[Exercise aim] The listing below contains a span that opens with the line containing "What React, TypeScript" and closes with the line containing "Bar, Line, ReferenceLine". Return that span exactly.

** BEGIN Given records **

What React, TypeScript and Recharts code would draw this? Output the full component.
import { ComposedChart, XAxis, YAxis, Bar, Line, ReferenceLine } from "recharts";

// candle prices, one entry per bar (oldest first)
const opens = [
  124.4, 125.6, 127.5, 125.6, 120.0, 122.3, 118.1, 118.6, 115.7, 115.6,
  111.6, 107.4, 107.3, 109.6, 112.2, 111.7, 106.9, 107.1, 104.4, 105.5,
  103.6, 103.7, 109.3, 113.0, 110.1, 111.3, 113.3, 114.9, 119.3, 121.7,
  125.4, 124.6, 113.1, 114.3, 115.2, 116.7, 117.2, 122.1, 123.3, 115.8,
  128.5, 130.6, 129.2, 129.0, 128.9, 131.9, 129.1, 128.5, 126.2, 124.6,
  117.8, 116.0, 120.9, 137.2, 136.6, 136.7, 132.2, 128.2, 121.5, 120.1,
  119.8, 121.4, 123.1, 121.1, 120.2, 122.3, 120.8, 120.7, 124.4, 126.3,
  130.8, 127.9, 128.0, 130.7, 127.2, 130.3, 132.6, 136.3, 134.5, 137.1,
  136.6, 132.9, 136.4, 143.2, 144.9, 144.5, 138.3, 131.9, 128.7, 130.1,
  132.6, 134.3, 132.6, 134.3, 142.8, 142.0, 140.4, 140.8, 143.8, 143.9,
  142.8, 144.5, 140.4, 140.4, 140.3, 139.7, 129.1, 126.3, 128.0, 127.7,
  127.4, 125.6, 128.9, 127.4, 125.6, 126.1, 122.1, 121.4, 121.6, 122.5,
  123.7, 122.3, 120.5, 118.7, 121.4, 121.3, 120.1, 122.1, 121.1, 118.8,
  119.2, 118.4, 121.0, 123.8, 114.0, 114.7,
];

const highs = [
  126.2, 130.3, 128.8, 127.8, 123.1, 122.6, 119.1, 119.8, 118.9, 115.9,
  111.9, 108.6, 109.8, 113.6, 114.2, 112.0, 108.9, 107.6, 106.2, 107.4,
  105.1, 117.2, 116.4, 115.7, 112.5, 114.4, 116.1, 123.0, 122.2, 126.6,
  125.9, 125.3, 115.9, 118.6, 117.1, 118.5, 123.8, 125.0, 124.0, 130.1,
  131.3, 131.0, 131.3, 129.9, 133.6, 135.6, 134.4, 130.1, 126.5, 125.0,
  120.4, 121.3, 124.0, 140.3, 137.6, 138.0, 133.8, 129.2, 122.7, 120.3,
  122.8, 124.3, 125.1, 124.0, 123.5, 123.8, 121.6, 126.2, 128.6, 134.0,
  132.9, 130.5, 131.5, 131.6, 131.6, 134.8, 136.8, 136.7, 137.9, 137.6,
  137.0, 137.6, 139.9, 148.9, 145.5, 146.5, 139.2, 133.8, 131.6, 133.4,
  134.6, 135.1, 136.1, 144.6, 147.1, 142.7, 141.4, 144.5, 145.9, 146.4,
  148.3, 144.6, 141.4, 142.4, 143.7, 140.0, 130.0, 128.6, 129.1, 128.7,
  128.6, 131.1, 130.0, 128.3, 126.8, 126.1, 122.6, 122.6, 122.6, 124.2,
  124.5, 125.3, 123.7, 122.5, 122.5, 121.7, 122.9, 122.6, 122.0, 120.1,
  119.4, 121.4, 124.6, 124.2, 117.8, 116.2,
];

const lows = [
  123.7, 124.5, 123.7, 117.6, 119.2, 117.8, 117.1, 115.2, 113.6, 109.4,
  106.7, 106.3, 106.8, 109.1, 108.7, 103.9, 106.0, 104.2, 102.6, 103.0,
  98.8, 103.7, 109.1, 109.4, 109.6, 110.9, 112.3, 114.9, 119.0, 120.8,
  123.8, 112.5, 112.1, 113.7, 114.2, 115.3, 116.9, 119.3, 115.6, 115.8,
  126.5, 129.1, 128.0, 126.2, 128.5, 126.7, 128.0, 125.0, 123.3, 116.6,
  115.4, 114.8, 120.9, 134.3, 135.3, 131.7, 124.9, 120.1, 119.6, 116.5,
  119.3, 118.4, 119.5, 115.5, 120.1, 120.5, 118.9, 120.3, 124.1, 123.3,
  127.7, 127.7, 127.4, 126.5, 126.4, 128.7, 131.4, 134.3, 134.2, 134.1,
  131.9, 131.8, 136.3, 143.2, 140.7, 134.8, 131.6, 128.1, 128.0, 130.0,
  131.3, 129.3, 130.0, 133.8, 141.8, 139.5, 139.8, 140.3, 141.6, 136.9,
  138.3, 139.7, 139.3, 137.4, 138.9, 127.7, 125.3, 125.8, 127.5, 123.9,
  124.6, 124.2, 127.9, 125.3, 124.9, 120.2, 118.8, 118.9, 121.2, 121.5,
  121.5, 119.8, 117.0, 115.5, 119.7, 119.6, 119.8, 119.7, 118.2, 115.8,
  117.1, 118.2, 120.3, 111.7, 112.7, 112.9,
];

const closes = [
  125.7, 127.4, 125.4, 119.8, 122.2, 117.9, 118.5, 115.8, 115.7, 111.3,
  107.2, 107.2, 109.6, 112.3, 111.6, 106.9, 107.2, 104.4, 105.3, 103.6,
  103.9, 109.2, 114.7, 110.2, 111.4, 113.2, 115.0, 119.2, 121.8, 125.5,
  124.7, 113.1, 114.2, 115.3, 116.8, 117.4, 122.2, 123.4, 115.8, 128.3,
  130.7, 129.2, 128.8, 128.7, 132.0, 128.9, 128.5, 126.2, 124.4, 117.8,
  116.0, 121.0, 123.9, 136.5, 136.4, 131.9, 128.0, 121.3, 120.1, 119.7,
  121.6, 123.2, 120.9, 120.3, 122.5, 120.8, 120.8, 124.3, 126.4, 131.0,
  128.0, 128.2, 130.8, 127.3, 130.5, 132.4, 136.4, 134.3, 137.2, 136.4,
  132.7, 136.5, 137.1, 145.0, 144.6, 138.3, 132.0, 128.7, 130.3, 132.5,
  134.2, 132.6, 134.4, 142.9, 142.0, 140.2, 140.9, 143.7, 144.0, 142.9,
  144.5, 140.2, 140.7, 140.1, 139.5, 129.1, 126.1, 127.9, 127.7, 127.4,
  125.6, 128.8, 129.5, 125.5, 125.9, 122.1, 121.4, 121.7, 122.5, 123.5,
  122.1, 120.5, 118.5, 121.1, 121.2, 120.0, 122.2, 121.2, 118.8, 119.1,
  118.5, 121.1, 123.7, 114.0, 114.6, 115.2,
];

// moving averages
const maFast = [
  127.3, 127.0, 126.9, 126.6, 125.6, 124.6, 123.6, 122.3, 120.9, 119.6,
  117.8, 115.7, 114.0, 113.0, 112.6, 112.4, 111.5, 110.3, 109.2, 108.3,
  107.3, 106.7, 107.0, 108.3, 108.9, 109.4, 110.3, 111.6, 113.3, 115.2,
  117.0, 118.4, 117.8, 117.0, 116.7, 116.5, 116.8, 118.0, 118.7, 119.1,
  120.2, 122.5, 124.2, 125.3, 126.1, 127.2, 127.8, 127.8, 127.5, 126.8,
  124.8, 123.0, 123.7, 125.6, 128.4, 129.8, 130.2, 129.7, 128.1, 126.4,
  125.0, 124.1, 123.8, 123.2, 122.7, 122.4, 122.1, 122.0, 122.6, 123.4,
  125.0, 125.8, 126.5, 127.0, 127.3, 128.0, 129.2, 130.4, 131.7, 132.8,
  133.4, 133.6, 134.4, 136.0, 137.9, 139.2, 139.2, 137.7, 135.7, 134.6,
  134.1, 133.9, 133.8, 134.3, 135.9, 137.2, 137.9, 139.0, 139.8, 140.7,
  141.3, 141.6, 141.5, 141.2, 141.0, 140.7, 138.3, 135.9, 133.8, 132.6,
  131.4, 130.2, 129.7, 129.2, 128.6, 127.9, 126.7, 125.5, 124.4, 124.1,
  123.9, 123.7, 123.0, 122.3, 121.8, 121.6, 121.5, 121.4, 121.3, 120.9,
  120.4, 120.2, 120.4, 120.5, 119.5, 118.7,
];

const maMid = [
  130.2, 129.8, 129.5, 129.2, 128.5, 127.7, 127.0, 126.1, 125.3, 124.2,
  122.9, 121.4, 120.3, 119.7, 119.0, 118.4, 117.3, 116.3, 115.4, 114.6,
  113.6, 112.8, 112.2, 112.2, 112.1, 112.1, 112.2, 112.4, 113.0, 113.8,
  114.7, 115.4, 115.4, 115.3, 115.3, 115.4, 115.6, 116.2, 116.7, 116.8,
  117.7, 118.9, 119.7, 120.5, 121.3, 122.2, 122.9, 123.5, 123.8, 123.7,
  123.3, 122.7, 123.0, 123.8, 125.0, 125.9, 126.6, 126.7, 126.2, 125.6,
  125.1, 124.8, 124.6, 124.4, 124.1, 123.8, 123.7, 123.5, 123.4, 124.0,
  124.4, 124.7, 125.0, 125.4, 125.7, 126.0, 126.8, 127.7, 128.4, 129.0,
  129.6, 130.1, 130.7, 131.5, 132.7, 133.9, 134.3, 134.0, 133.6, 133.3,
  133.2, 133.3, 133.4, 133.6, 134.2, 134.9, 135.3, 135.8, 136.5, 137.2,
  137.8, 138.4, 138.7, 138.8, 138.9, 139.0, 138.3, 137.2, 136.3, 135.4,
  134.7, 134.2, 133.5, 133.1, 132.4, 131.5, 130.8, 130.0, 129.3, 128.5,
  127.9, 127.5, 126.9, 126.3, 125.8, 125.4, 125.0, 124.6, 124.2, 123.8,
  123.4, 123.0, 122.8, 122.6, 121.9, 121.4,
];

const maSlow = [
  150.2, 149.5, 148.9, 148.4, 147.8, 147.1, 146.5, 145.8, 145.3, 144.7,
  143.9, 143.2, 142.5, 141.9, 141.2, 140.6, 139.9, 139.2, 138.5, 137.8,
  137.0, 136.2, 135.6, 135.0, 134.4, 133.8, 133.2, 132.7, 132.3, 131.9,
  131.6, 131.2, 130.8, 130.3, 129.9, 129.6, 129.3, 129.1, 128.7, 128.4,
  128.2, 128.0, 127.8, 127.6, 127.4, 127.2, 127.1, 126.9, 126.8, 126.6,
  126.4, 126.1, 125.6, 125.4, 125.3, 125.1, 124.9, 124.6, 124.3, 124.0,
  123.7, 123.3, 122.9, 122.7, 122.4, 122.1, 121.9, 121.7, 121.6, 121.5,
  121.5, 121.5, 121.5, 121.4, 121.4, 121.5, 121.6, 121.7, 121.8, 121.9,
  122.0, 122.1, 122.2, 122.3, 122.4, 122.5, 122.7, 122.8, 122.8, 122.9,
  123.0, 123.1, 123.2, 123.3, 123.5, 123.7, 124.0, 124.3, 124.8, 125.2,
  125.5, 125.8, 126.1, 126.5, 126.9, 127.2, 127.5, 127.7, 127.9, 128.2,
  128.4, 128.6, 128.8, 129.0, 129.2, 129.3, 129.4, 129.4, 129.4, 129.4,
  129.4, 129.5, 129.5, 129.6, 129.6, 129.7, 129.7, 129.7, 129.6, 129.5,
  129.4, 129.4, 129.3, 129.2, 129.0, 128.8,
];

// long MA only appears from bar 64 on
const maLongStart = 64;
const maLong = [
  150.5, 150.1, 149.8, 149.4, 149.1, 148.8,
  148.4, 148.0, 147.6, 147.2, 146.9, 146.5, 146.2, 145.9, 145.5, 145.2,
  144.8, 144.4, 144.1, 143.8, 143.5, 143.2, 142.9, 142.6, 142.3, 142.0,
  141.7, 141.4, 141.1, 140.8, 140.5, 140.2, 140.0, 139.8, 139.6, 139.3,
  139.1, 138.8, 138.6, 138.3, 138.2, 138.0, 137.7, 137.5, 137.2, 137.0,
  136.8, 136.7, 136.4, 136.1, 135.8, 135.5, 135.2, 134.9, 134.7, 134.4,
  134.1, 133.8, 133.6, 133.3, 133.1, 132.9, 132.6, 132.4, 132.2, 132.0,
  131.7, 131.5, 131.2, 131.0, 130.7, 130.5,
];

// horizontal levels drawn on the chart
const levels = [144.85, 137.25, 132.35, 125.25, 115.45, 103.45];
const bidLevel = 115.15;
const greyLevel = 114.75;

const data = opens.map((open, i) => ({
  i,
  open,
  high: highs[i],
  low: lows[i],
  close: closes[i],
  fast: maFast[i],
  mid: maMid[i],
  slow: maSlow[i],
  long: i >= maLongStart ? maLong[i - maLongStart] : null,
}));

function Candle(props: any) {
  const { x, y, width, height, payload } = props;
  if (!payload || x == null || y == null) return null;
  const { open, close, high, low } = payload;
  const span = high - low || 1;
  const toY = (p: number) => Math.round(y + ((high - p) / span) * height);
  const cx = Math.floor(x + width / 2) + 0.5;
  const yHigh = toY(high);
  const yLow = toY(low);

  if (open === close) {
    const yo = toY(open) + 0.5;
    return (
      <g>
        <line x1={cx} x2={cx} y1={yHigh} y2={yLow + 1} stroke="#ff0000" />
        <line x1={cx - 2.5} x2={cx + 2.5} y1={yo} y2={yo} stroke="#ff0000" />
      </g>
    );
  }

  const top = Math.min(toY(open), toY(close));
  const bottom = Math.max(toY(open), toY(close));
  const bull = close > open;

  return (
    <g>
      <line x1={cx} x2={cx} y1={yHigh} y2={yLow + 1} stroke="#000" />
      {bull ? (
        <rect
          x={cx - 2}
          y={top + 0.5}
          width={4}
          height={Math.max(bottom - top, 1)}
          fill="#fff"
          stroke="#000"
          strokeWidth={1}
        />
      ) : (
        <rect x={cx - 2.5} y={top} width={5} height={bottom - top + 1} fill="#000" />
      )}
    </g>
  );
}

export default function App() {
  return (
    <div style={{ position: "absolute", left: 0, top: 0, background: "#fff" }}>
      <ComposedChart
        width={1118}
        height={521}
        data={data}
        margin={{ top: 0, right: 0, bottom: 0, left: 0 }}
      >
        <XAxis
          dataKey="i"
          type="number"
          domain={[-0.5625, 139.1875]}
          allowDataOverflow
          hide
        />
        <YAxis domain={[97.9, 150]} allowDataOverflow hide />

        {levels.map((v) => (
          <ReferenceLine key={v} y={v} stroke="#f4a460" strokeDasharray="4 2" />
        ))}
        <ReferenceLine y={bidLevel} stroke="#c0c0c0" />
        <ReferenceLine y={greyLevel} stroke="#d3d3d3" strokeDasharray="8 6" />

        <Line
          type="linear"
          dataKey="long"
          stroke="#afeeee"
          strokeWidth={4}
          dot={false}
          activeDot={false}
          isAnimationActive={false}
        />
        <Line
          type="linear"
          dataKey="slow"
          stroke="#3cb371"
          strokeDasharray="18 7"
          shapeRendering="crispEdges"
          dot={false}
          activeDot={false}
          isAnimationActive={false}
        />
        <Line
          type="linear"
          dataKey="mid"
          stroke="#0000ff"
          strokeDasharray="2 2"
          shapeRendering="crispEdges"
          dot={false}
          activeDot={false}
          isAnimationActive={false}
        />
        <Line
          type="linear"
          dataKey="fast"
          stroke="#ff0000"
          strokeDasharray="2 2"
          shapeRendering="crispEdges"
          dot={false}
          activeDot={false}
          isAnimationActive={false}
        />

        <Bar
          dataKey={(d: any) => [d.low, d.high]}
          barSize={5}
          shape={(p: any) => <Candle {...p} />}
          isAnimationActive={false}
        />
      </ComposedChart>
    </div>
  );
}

** END Given records **
** BEGIN Given records **

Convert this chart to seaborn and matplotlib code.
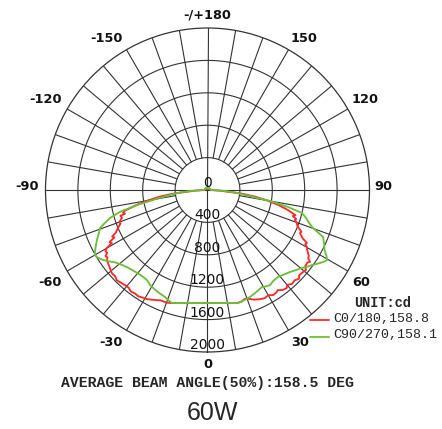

** END Given records **

[Finished exercise]
What React, TypeScript and Recharts code would draw this? Output the full component.
import { ComposedChart, XAxis, YAxis, Bar, Line, ReferenceLine } from "recharts";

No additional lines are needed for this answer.